I am not suggesting that minorities are equally to blame for white privilege or that oppressed minority groups are responsible for their oppression. Nor did I maintain that minorities benefit from white privilege. The descriptive reality of white supremacy is a function of institutional hierarchies. I believe we are all complicit in reinforcing and maintaining the social distinctions that are often used to lend credence to the institution of white supremacy and to perpetuate discord and disunity. What I simply mean to say is that all races share some responsibility (to various degrees) in maintaining socially entrenched racial stereotypes and ‘racist’ distinctions prefaced on ‘otherness’.

Here is an example. Last weekend I was walking home from dinner in midtown up Broadway. It was late - around 10 pm - and as I was walking up a well-dressed, older black man emerged from a restaurant, bid farewell to his dining companions and started to walk up the street a few feet in front of me. Ahead of us both were two black youths, dressed in baggy jeans and hoodies, hanging out on the side of the street. The man in front of me slowed down a bit, so that he was almost walking beside me, as we reached the boys. After we had passed them he turned to me and said “I just wanted to make sure you were all right – it didn’t look like they were up to anything but you never know”. I said thanks, and we went our separate ways.

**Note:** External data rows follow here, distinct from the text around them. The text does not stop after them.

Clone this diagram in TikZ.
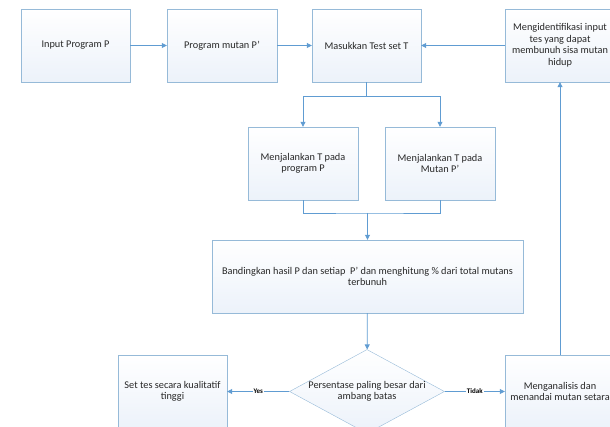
\documentclass[tikz,border=0pt]{standalone}
\usepackage{fontspec}
\setmainfont{Carlito}
\usepackage{xcolor}
\usetikzlibrary{shapes,arrows.meta,positioning}

\definecolor{boxline}{RGB}{150,186,216}
\definecolor{flowline}{RGB}{96,156,210}
\definecolor{boxfill}{RGB}{236,242,250}
\definecolor{textgray}{RGB}{40,40,40}

\begin{document}
\begin{tikzpicture}[
			x=1pt, y=-1pt,
			font=\fontsize{10.3}{11.5}\selectfont, text=textgray,
			process/.style={rectangle, draw=boxline, top color=white, bottom color=boxfill, minimum width=109pt, minimum height=73pt, text centered, align=center},
			decision/.style={diamond, draw=boxline, top color=white, bottom color=boxfill, aspect=1.85, inner sep=-4pt, minimum width=155pt, minimum height=84pt, text centered, align=center},
			line/.style={draw, flowline, thick},
			arrow/.style={draw, flowline, thick, -{Triangle[length=5pt,width=5pt]}},
			answer/.style={fill=white, text=black, inner sep=1pt, font=\fontsize{7}{8}\selectfont\bfseries}
			]
			\useasboundingbox (0,0) rectangle (610,427);
			\clip (0,0) rectangle (610,427);
			
			% baris atas
			\node (input) [process] at (75.5,45.5) {Input Program P};
			\node (mutan) [process, minimum width=110pt] at (222,45.5) {Program mutan P'};
			\node (test) [process] at (366.5,45.5) {Masukkan Test set T};
			\node (ident) [process, minimum width=110pt] at (560,45.5) {Mengidentifikasi input\\tes yang dapat\\membunuh sisa mutan\\hidup};
			
			% eksekusi
			\node (runP) [process, minimum width=110pt] at (303,163.5) {Menjalankan T pada\\program P};
			\node (runM) [process, minimum width=110pt] at (440,163.5) {Menjalankan T pada\\Mutan P'};
			\node (cmp) [process, minimum width=311pt] at (367.5,276.5) {Bandingkan hasil P dan setiap \ P' dan menghitung \% dari total mutans\\terbunuh};
			
			% keputusan
			\node (dia) [decision] at (367,391.5) {Persentase paling besar dari\\ambang batas};
			\node (high) [process] at (172.5,391.5) {Set tes secara kualitatif\\tinggi};
			\node (anal) [process, minimum width=110pt] at (560,391.5) {Menganalisis dan\\menandai mutan setara};
			
			\coordinate (split) at (366.5,96);
			\coordinate (join) at (367.5,213);
			
			% panah
			\draw [arrow] (input) -- (mutan);
			\draw [arrow] (mutan) -- (test);
			\draw [arrow] (ident) -- (test);
			\draw [line] (test) -- (split);
			\draw [arrow] (split) -| (runP);
			\draw [arrow] (split) -| (runM);
			\draw [line] (runP) |- (join) -| (runM);
			\draw [arrow] (join) -- (cmp);
			\draw [arrow] (cmp) -- (dia);
			\draw [arrow] (dia) -- node [answer] {Yes} (high);
			\draw [arrow] (dia) -- node [answer] {Tidak} (anal);
			\draw [arrow] (anal) -- (ident);
			
		\end{tikzpicture}
\end{document}
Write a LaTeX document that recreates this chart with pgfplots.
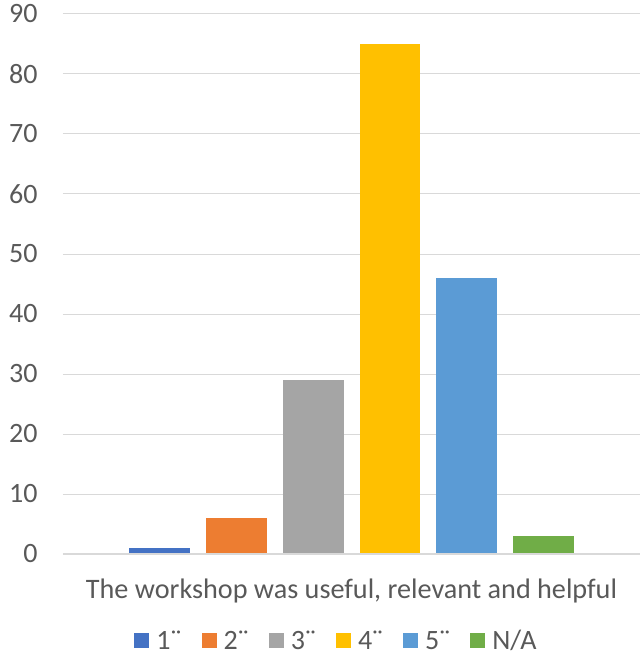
\documentclass[border=0pt]{standalone}
\usepackage{pgfplots}
\pgfplotsset{compat=1.18}
\usepackage{fontspec}
\setmainfont{Carlito}
\definecolor{c1}{HTML}{4472C4}
\definecolor{c2}{HTML}{ED7D31}
\definecolor{c3}{HTML}{A5A5A5}
\definecolor{c4}{HTML}{FFC000}
\definecolor{c5}{HTML}{5B9BD5}
\definecolor{c6}{HTML}{70AD47}
\definecolor{txt}{HTML}{595959}
\definecolor{grd}{HTML}{D9D9D9}
\begin{document}
\begin{tikzpicture}[x=1pt,y=1pt]
\begin{axis}[
  name=ax,
  scale only axis,
  width=577pt, height=540pt,
  xmin=-0.253, xmax=7.253,
  ymin=0, ymax=90,
  ytick={0,10,...,90},
  xtick=\empty,
  ybar, bar width=0.792, bar shift=0pt,
  axis line style={draw=none},
  ymajorgrids, grid style={grd, line width=1pt},
  major tick length=0pt,
  tick label style={font=\fontsize{28}{31}\selectfont, text=txt},
  /pgf/number format/assume math mode=true,
  yticklabel style={anchor=east, xshift=-22pt},
  xlabel={The workshop was useful, relevant and helpful},
  xlabel style={font=\fontsize{28.2}{31}\selectfont, text=txt, at={(rel axis cs:0.5,0)}, anchor=center, yshift=-37pt},
  legend style={draw=none, at={(0.474,-0.161)}, anchor=center, legend columns=-1,
    font=\fontsize{28}{31}\selectfont, text=txt, inner sep=0pt,
    /tikz/every even column/.append style={column sep=18pt},
    /tikz/every odd column/.append style={column sep=5pt}},
  legend image code/.code={\fill[#1] (0pt,-7.5pt) rectangle (15pt,7.5pt);},
  clip=false,
]
\addplot[fill=c1, draw=none] coordinates {(1,1)};
\addplot[fill=c2, draw=none] coordinates {(2,6)};
\addplot[fill=c3, draw=none] coordinates {(3,29)};
\addplot[fill=c4, draw=none] coordinates {(4,85)};
\addplot[fill=c5, draw=none] coordinates {(5,46)};
\addplot[fill=c6, draw=none] coordinates {(6,3)};
\legend{1¨,2¨,3¨,4¨,5¨,N/A}
\draw[grd, line width=1.5pt] (rel axis cs:0,0) -- (rel axis cs:1,0);
\end{axis}
\useasboundingbox (ax.south west) ++(-63pt,-106pt) rectangle ++(642pt,660pt);
\end{tikzpicture}
\end{document}
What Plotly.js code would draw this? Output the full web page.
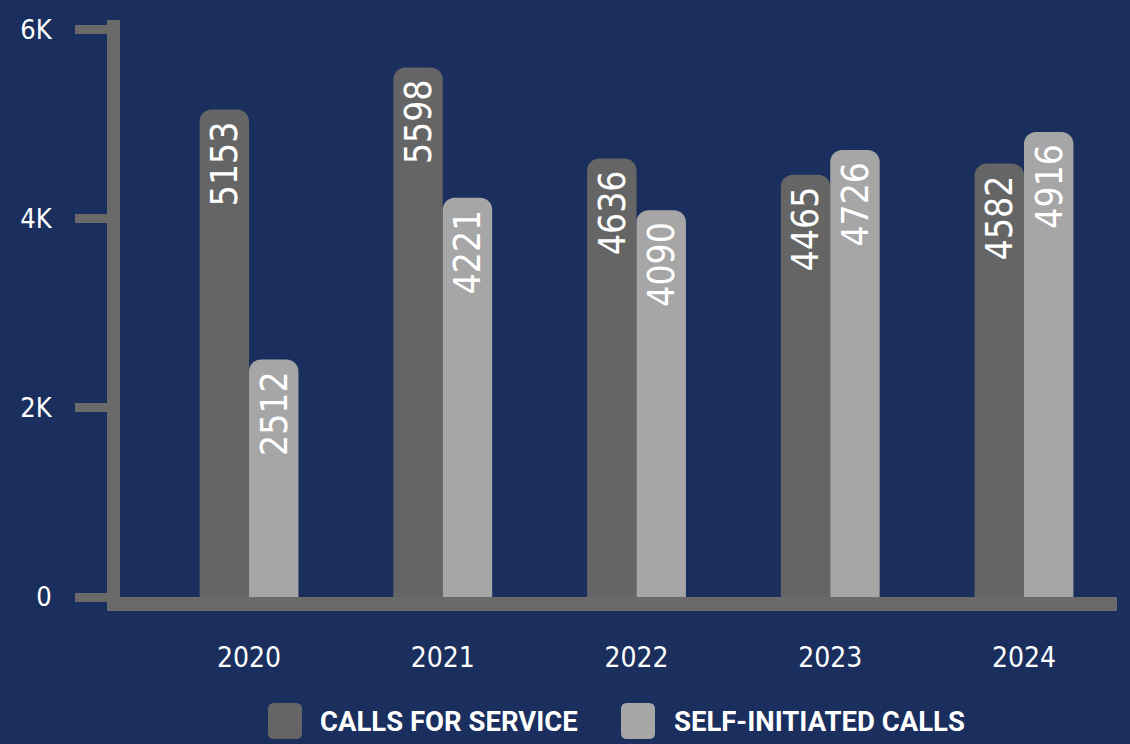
<!DOCTYPE html>
<html>
<head>
<meta charset="utf-8">
<script src="https://cdn.plot.ly/plotly-3.0.1.min.js"></script>
<style>
  html, body { margin: 0; padding: 0; background: #1a2f5e; }
  #chart { width: 1130px; height: 744px; }
</style>
</head>
<body>
<div id="chart"></div>
<script>
const years = ['2020', '2021', '2022', '2023', '2024'];
const callsForService = [5153, 5598, 4636, 4465, 4582];
const selfInitiated = [2512, 4221, 4090, 4726, 4916];
const seriesNames = ['CALLS FOR SERVICE', 'SELF-INITIATED CALLS'];
const yTickVals = [0, 2000, 4000, 6000];
const yTickText = ['0', '2K', '4K', '6K'];

const BG = '#1a2f5e';
const DARK = '#656565';
const LIGHT = '#a6a6a6';
const AXIS = '#6a6a6a';
const NUMFONT = '"Liberation Sans Narrow", "DejaVu Sans Condensed", "Roboto", sans-serif';

function barTrace(name, values, color) {
  return {
    type: 'bar',
    name: name,
    x: years,
    y: values,
    text: values.map(String),
    textposition: 'inside',
    insidetextanchor: 'end',
    textangle: -90,
    constraintext: 'none',
    textfont: { family: NUMFONT, size: 46, color: '#ffffff' },
    marker: { color: color, cornerradius: 12, line: { width: 0 } },
    hoverinfo: 'skip',
    showlegend: false
  };
}

const data = [
  barTrace(seriesNames[0], callsForService, DARK),
  barTrace(seriesNames[1], selfInitiated, LIGHT)
];

function roundedSquare(anchorX, color) {
  return {
    type: 'path', xref: 'paper', yref: 'paper',
    xsizemode: 'pixel', ysizemode: 'pixel',
    xanchor: anchorX, yanchor: -0.215,
    path: 'M -17,-12 Q -17,-18 -11,-18 L 11,-18 Q 17,-18 17,-12 L 17,12 Q 17,18 11,18 L -11,18 Q -17,18 -17,12 Z',
    fillcolor: color, line: { width: 0 }
  };
}

const legendFont = { family: 'Roboto, "Open Sans", sans-serif', size: 27.5, color: '#ffffff', weight: 'bold' };

const layout = {
  width: 1130, height: 744,
  paper_bgcolor: BG, plot_bgcolor: BG,
  margin: { l: 120, r: 13, t: 20, b: 147 },
  barmode: 'group', bargap: 0.49, bargroupgap: 0,
  showlegend: false,
  xaxis: {
    type: 'category',
    range: [-0.666, 4.48],
    showline: true, linewidth: 14, linecolor: AXIS,
    ticks: '', showgrid: false, zeroline: false,
    tickfont: { family: NUMFONT, size: 28, color: '#ffffff' },
    ticklabelstandoff: 22
  },
  yaxis: {
    range: [0, 6100],
    tickmode: 'array', tickvals: yTickVals, ticktext: yTickText,
    ticks: 'outside', ticklen: 32, tickwidth: 9, tickcolor: AXIS,
    showline: true, linewidth: 13, linecolor: AXIS,
    showgrid: false, zeroline: false,
    tickfont: { family: NUMFONT, size: 27, color: '#ffffff' },
    ticklabelstandoff: 18
  },
  shapes: [
    roundedSquare((285 - 120) / 997, DARK),
    roundedSquare((638 - 120) / 997, LIGHT)
  ],
  annotations: [
    { xref: 'paper', yref: 'paper', x: (318 - 120) / 997, y: -0.215, xanchor: 'left', yanchor: 'middle',
      text: seriesNames[0], showarrow: false, font: legendFont },
    { xref: 'paper', yref: 'paper', x: (672 - 120) / 997, y: -0.215, xanchor: 'left', yanchor: 'middle',
      text: seriesNames[1], showarrow: false, font: legendFont }
  ]
};

Plotly.newPlot('chart', data, layout, { displayModeBar: false, staticPlot: true });
</script>
</body>
</html>
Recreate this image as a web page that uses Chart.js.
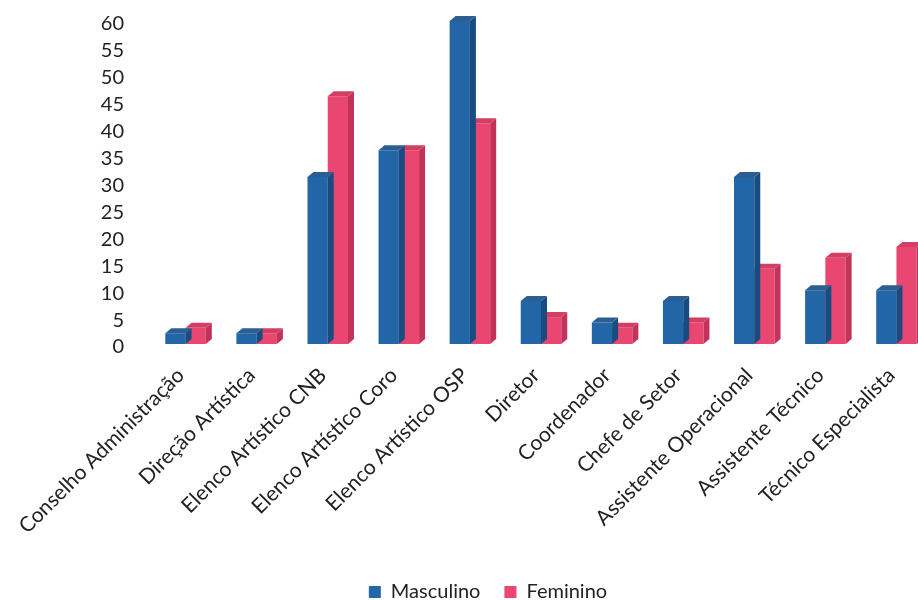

I think this just points to how, regardless of the color of our own skin, we all have internalized classist and racist proclivities that manifest themselves both consciously and unconsciously in day to day life. I try hard to acknowledge and stay conscious of my own, so that I can better critique and dismantle them, though I don’t always succeed. My above post was not meant to assign blame. It was just meant to call attention to the fact that we are all, regardless of race, complicit in harboring societal stereotypes, ‘us vs. them’ distinctions and a sense of ‘otherness’ – regardless as to whether we choose to or not – because of how we have been socially conditioned. I simply believe it would be most effective to work together to recognize, call into question and discard these classifications that serve to reinforce disunity and to bolster the institution of white supremacy.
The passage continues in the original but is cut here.